Judas jeta les pièces d'argent dans le temple, se retira, et
alla se pendre.
Les principaux sacrificateurs les ramassèrent, et
dirent :
- Il n'est pas permis de les mettre dans le trésor
sacré, puisque c'est le prix du sang.
Et, après en avoir délibéré, ils
achetèrent avec cet argent le champ du potier, pour la
sépulture des étrangers.
C'est pourquoi ce champ a été appelé champ du
sang, jusqu'à ce jour.
Alors s'accomplit ce qui avait été annoncé par
Jérémie, le prophète :
- Ils ont pris les trente pièces d'argent, la valeur de
celui qui a été estimé, qu'on a estimé de
la part des enfants d'Israël ; et ils les ont
données pour le champ du potier, comme le Seigneur me l'avait
ordonné.
Actes 1
En ces jours-là, Pierre
se leva au milieu des frères, le nombre des personnes
réunies étant d'environ cent vingt.
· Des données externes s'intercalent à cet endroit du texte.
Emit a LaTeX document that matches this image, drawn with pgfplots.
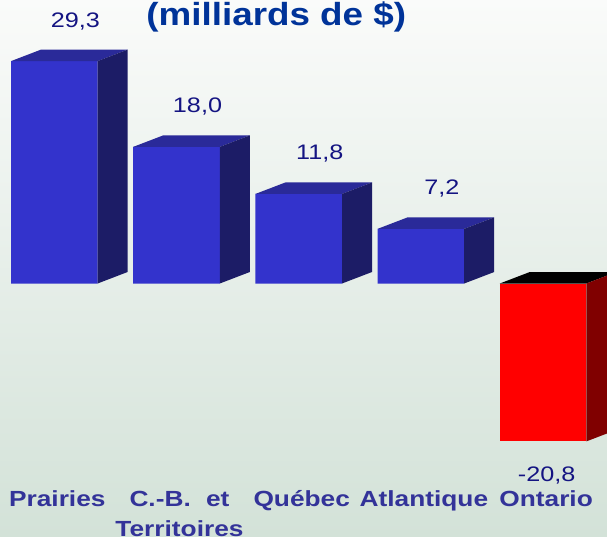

Et il
dit :
- Hommes frères, il fallait que s'accomplît ce que
le Saint-Esprit, dans l'Écriture, a annoncé d'avance,
par la bouche de David, au sujet de Judas, qui a été le
guide de ceux qui ont saisi Jésus.
Il était compté parmi nous, et il avait part au
même ministère.
Cet homme, ayant acquis un champ avec le salaire du crime, est
tombé, s'est rompu par le milieu du corps, et toutes ses
entrailles se sont répandues.
La chose a été si connue de tous les habitants de
Jérusalem que ce champ a été appelé dans
leur langue Hakeldama, c'est-à-dire, champ du sang.